After being interviewed by Myanmar Now, Zeyar Lin, the former convict, contacted the ILO to complain about his prison treatment in Naung Cho Township.

Piyamal Pichaiwongse said the organisation was looking into the case as a “forced labour complaint,” adding that Zeyar Lin’s prison conviction did not include hard labour.

Authorities play down allegations

Htay Lwin Tun, the current superintendent of Htone Bo Labour Camp in Mandalay, was previously in charge of the five camps in Naung Cho.
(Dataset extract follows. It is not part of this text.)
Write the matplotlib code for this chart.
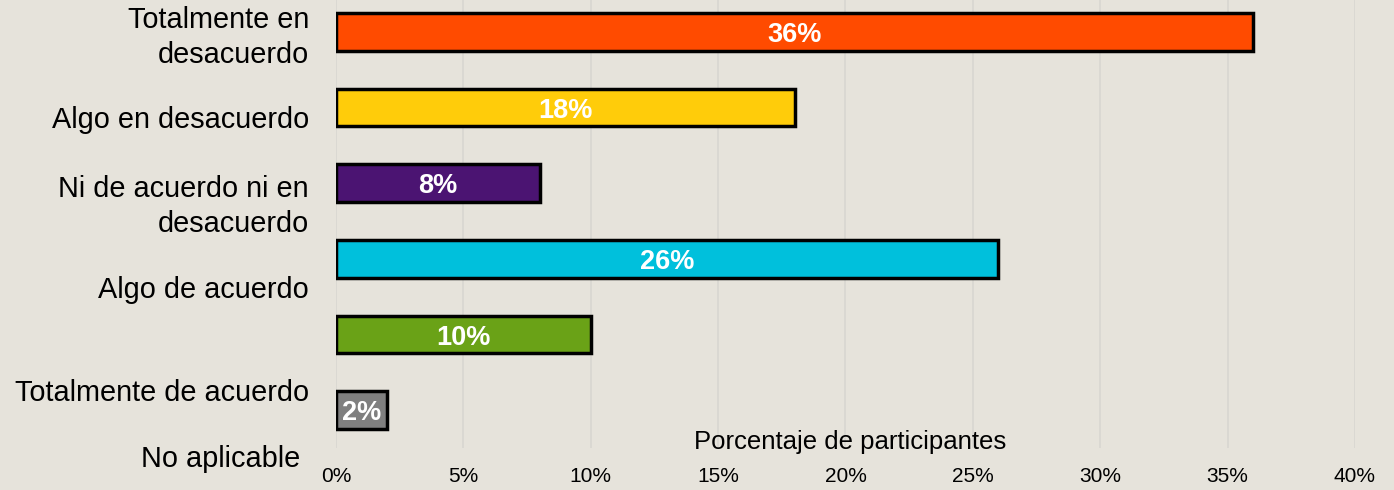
import matplotlib.pyplot as plt
import matplotlib.transforms as mtransforms

# survey answers, top to bottom
categories = ["Totalmente en\ndesacuerdo", "Algo en desacuerdo", "Ni de acuerdo ni en\ndesacuerdo",
              "Algo de acuerdo", "Totalmente de acuerdo", "No aplicable"]
values = [36, 18, 8, 26, 10, 2]
bar_colors = ["#FF4B00", "#FFCC0A", "#4B1472", "#00C0DC", "#6AA217", "#7F7F7F"]
# category labels drift down relative to the bars in the original
label_pos = [0.08, 1.17, 2.31, 3.41, 4.77, 5.64]
xticks = [0, 5, 10, 15, 20, 25, 30, 35, 40]
xlabel = "Porcentaje de participantes"

plt.rcParams['font.family'] = ['Liberation Sans', 'DejaVu Sans']
bg = "#E6E3DB"

fig = plt.figure(figsize=(13.94, 4.9), dpi=100, facecolor=bg)
ax = fig.add_axes([336/1394, 42/490, 1019/1394, 454/490])
ax.set_facecolor(bg)

ypos = list(range(len(values)))
bars = ax.barh(ypos, values, height=0.5, color=bar_colors, edgecolor="black", linewidth=2.5, zorder=3)
for b, v in zip(bars, values):
    ax.text(b.get_x() + b.get_width()/2, b.get_y() + b.get_height()/2, f"{v}%",
            ha="center", va="center_baseline", color="white", fontsize=19.5, fontweight="bold", zorder=4)

ax.set_xlim(0, 40)
ax.set_ylim(5.5, -0.5)
ax.set_xticks(xticks)
ax.set_xticklabels([f"{t}%" for t in xticks], fontsize=15)
ax.tick_params(axis="x", length=0, pad=14)
ax.set_yticks([])
ax.grid(axis="x", color="#D9D7D2", linewidth=1.3, zorder=0)
for s in ax.spines.values():
    s.set_visible(False)

trans = mtransforms.blended_transform_factory(ax.transAxes, ax.transData)
for i, (lab, yp) in enumerate(zip(categories, label_pos)):
    off = -36 if i == len(categories) - 1 else -27
    ax.text(0, yp, lab, transform=trans + mtransforms.ScaledTranslation(off/100, 0, fig.dpi_scale_trans),
            ha="right", va="center", fontsize=20.8, multialignment="right", clip_on=False,
            linespacing=1.32)

ax.text(0.505, 0.013, xlabel, transform=ax.transAxes, ha="center", va="center", fontsize=18.5)

fig.savefig("out.png", dpi=100, facecolor=bg)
He denied that beatings and bribery were commonplace in the camps, acknowledging only one reported case of violent conduct in 2014.

“Since the case did not lead to lethal injury, I just gave a verbal warning to the prison officer involved,” he said in an interview with Myanmar Now at Htone Bo Labour Camp.
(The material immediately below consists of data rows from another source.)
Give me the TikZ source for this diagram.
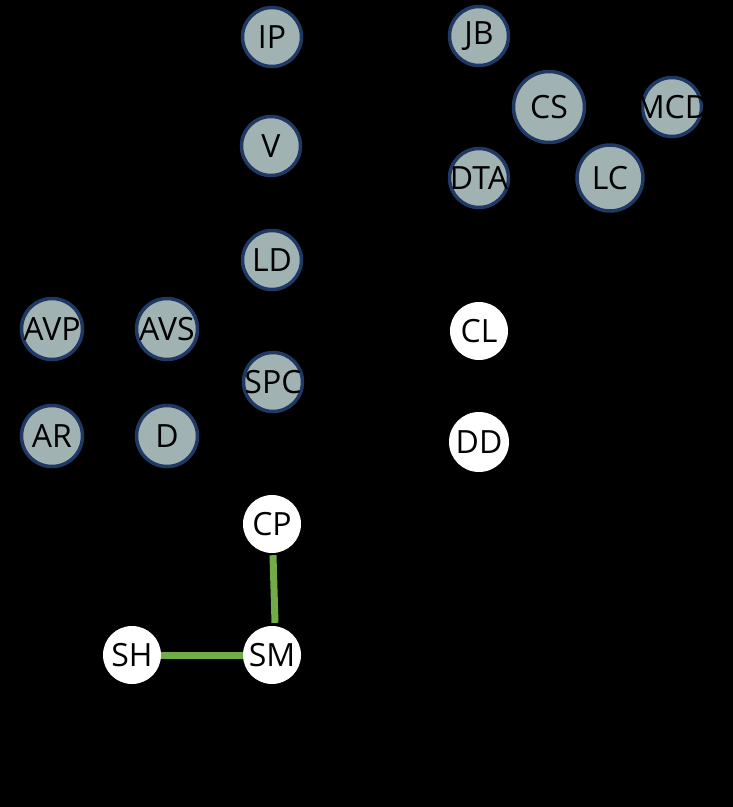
\documentclass[tikz,border=0pt]{standalone}
\usepackage{fontspec}
\setmainfont{Open Sans}
\definecolor{nodefill}{HTML}{A1B2B3}
\definecolor{nodeline}{HTML}{1F3864}
\definecolor{edgegreen}{HTML}{70AD47}
\newcommand{\lbl}[1]{\makebox[0pt][c]{#1}}
\begin{document}
\begin{tikzpicture}[x=1pt,y=-1pt,
  gnode/.style={circle,fill=nodefill,draw=nodeline,line width=3.5pt,minimum size=59pt,inner sep=0pt,font=\fontsize{32}{36}\selectfont,text=black},
  wnode/.style={circle,fill=white,minimum size=58pt,inner sep=0pt,font=\fontsize{32}{36}\selectfont,text=black},
  gedge/.style={draw=edgegreen,line width=7pt}]
\fill[black] (0,0) rectangle (733,807);
\useasboundingbox (0,0) rectangle (733,807);
\node[gnode] (IP) at (272,37) {\lbl{IP}};
\node[gnode] (JB) at (479,36) {\lbl{JB}};
\node[gnode,minimum size=71pt] (CS) at (549,107) {\lbl{CS}};
\node[gnode] (MCD) at (672,107) {\lbl{MCD}};
\node[gnode] (DTA) at (479,178) {\lbl{DTA}};
\node[gnode,minimum size=66pt] (LC) at (610,178) {\lbl{LC}};
\node[gnode] (V) at (271,146) {\lbl{V}};
\node[gnode] (LD) at (272,260) {\lbl{LD}};
\node[gnode,minimum size=61pt] (AVP) at (52,329) {\lbl{AVP}};
\node[gnode,minimum size=61pt] (AVS) at (167,329) {\lbl{AVS}};
\node[gnode] (SPC) at (273,382) {\lbl{SPC}};
\node[gnode,minimum size=61pt] (AR) at (52,436) {\lbl{AR}};
\node[gnode,minimum size=61pt] (D) at (167,436) {\lbl{D}};
\node[wnode] (CL) at (479,331) {\lbl{CL}};
\node[wnode,minimum size=60pt] (DD) at (479,442) {\lbl{DD}};
\node[wnode] (CP) at (272,524) {\lbl{CP}};
\node[wnode] (SH) at (132,655) {\lbl{SH}};
\node[wnode] (SM) at (272,655) {\lbl{SM}};
\draw[gedge] ([xshift=1pt,yshift=-2pt]CP.south) -- ([xshift=3pt,yshift=3pt]SM.north);
\draw[gedge] (SH.east) -- (SM.west);
\end{tikzpicture}
\end{document}
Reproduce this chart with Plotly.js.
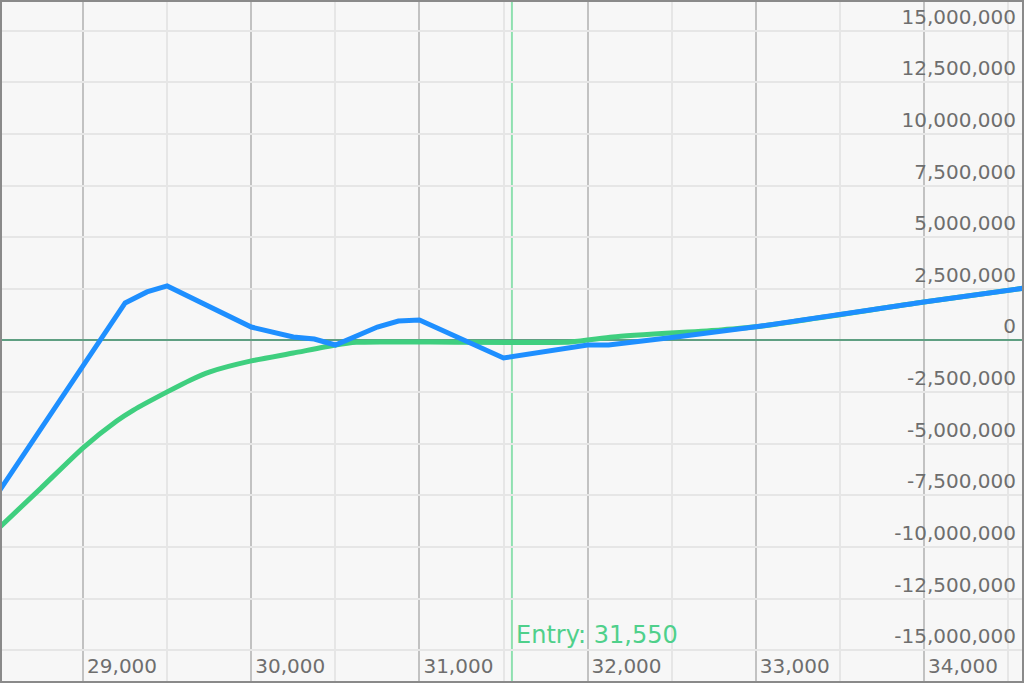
<!DOCTYPE html>
<html>
<head>
<meta charset="utf-8">
<script src="https://cdn.plot.ly/plotly-3.0.1.min.js"></script>
<style>
  html, body { margin: 0; padding: 0; background: #f7f7f7; }
  #chart { width: 1024px; height: 683px; }
</style>
</head>
<body>
<div id="chart"></div>
<script>
// Blue series (P&L now)
const blueX = [28506, 29250, 29380, 29500, 30000, 30250, 30375, 30500, 30750, 30875, 31000, 31500, 32000, 32125, 32550, 32790, 33000, 34000, 34600];
const blueY = [-7240000, 1820000, 2350000, 2640000, 650000, 170000, 70000, -220000, 650000, 940000, 990000, -850000, -220000, -220000, 190000, 440000, 660000, 1860000, 2540000];

// Green series (P&L at expiry)
const greenX = [28506, 28750, 29000, 29200, 29300, 29500, 29640, 29750, 30000, 30250, 30500, 30625, 30800, 31900, 32150, 32790, 33000, 34000, 34600];
const greenY = [-9030000, -7150000, -5200000, -3900000, -3370000, -2490000, -1910000, -1530000, -990000, -610000, -220000, -90000, -70000, -70000, 170000, 510000, 660000, 1860000, 2540000];

// Entry price
const entryPrice = 31550;
const entryLabel = "Entry: 31,550";

// Tick labels
const xTickVals = [29000, 30000, 31000, 32000, 33000, 34000];
const xTickText = ["29,000", "30,000", "31,000", "32,000", "33,000", "34,000"];
const yTickVals = [-15000000, -12500000, -10000000, -7500000, -5000000, -2500000, 0, 2500000, 5000000, 7500000, 10000000, 12500000, 15000000];
const yTickText = ["-15,000,000", "-12,500,000", "-10,000,000", "-7,500,000", "-5,000,000", "-2,500,000", "0", "2,500,000", "5,000,000", "7,500,000", "10,000,000", "12,500,000", "15,000,000"];
const yMajorLines = [-10000000, 10000000];

const FONT = "DejaVu Sans, Verdana, sans-serif";
const TICKFONT = { family: FONT, size: 20, color: '#6e6e6e' };

const traces = [
  {
    x: greenX, y: greenY, type: 'scatter', mode: 'lines',
    line: { color: '#3fcf7f', width: 5, shape: 'spline', smoothing: 0.6 }, hoverinfo: 'skip', showlegend: false
  },
  {
    x: blueX, y: blueY, type: 'scatter', mode: 'lines',
    line: { color: '#1e8fff', width: 5 }, hoverinfo: 'skip', showlegend: false
  }
];

const shapes = yMajorLines.map(v => ({
  type: 'line', xref: 'paper', x0: 0, x1: 1, yref: 'y', y0: v, y1: v,
  line: { color: '#c2c2c2', width: 2 }, layer: 'between'
}));
shapes.push({
  type: 'line', xref: 'x', x0: entryPrice, x1: entryPrice, yref: 'paper', y0: 0, y1: 1,
  line: { color: '#8fe0b0', width: 2 }, layer: 'between'
});
// frame
shapes.push({
  type: 'rect', xref: 'paper', yref: 'paper', x0: 0, x1: 1, y0: 0, y1: 1,
  line: { color: '#8a8a8a', width: 4 }, fillcolor: 'rgba(0,0,0,0)', layer: 'above'
});

const layout = {
  width: 1024, height: 683,
  margin: { l: 0, r: 0, t: 0, b: 0, pad: 0 },
  paper_bgcolor: '#f7f7f7', plot_bgcolor: '#f7f7f7',
  showlegend: false,
  font: { family: FONT, size: 20, color: '#6e6e6e' },
  xaxis: {
    range: [28506, 34595],
    tickmode: 'array', tickvals: xTickVals, ticktext: xTickText,
    ticklabelposition: 'inside right', ticks: '', ticklabelshift: 4, ticklabeloverflow: 'allow',
    showgrid: true, gridcolor: '#c2c2c2', gridwidth: 2,
    minor: { tickmode: 'linear', dtick: 500, tick0: 28500, showgrid: true, gridcolor: '#e6e6e6', gridwidth: 2 },
    zeroline: false, showline: false,
    tickfont: TICKFONT,
    fixedrange: true
  },
  yaxis: {
    side: 'right',
    range: [-16590000, 16490000],
    tickmode: 'array', tickvals: yTickVals, ticktext: yTickText,
    ticklabelposition: 'inside top', ticks: '', ticklabelstandoff: 5, ticklabeloverflow: 'allow',
    showgrid: true, gridcolor: '#e6e6e6', gridwidth: 2,
    zeroline: true, zerolinecolor: '#5f9f82', zerolinewidth: 2,
    showline: false,
    tickfont: TICKFONT,
    fixedrange: true
  },
  shapes: shapes,
  annotations: [{
    x: entryPrice, xref: 'x', xanchor: 'left', xshift: 2,
    y: 0.07, yref: 'paper', yanchor: 'middle',
    text: entryLabel, showarrow: false,
    font: { family: FONT, size: 24, color: '#4fd08b' }
  }]
};

Plotly.newPlot('chart', traces, layout, { displayModeBar: false, staticPlot: true });
</script>
</body>
</html>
Min Tun Soe, a deputy director of the Correctional Department, told Myanmar Now that severe abuses and extreme labour conditions were a thing of the past, and that the reforms initiated by the government of former President Thein Sein between 2011 and 2015 had improved conditions for prisoners.

“I don’t claim that the beatings have completely stopped, but general conditions regarding food and accommodation have improved,” he said, adding that beatings and bribery only occurred in isolated cases where prison management was corrupt.

On Aug. 26, Lower House lawmaker Win Myint Aung, representing the NLD in Sagaing Region’s Depayin Township, asked the Ministry of Home Affairs, which remains under military control, whether the ministry would allow lawmakers to investigate prison conditions, including reports of corruption and abuses in labour camps.

Deputy Minister Gen. Kyaw Soe responded that the Correctional Department had effective mechanisms to investigate such complaints, adding that no violations had been reported. He said the Myanmar Human Rights Commission and the International Committee for the Red Cross were also monitoring prison conditions.

Zaw Win, the Myanmar Human Rights Commission member, insisted that violent abuse in labour camps was limited to isolated cases and was not an institutional problem.

“There is some scolding and slapping, but no more torture and cruel beatings like in the past,” said Zaw Win, whose commission is appointed by the President’s Office.

David Mathieson, a senior Burma researcher with Human Rights Watch, said government officials and the commission were turning a blind eye to abuse.

The Home Affairs Ministry should order a review of the prison labour system with the aim of ending it, he said, while the NLD-dominated parliament “should announce an immediate investigation into the Department of Corrections … that includes a thorough accounting of all the prisoners thought to have disappeared into abusive labour camps.”

A lack of reforms

Myanmar Now has obtained hundreds of internal Correctional Department documents that stretch back decades, and that shed a light on junta-era policies for managing the prison labour camps.

A document from 23 February 1993, refers to a statement by then-Minister of Home Affairs Lt-Gen Phone Myint who said prisoners’ labour was “wasted” if they only remained incarcerated. Their free labour should be used instead for state-owned plantations, infrastructure projects and to generate funds that cover running the prisons, it noted.

As late as October 2014, junta-era policy language was still in use by Thein Sein’s government to explain its prison labour policies.

Former Deputy Minister of Home Affairs Brig-Gen. Kyaw Kyaw Tun told parliament at the time that the labour camps “use the prisoners’ labour, which is going waste in the prisons, for state-level agriculture, livestock breeding and rock quarries projects, and to ensure that the prisoners learn about agriculture and livestock breeding techniques and have attained a vocational profession upon their release.”

After the NLD assumed power in April, it urged all departments and ministries to formulate reform priorities for its first 100 days in office.

The Correctional Department’s reform plans for this period remained limited to a single sentence that read: “To increase the duration of family visits in prison from 15 minutes to 20 minutes, and allow family members to visit any day of the week.”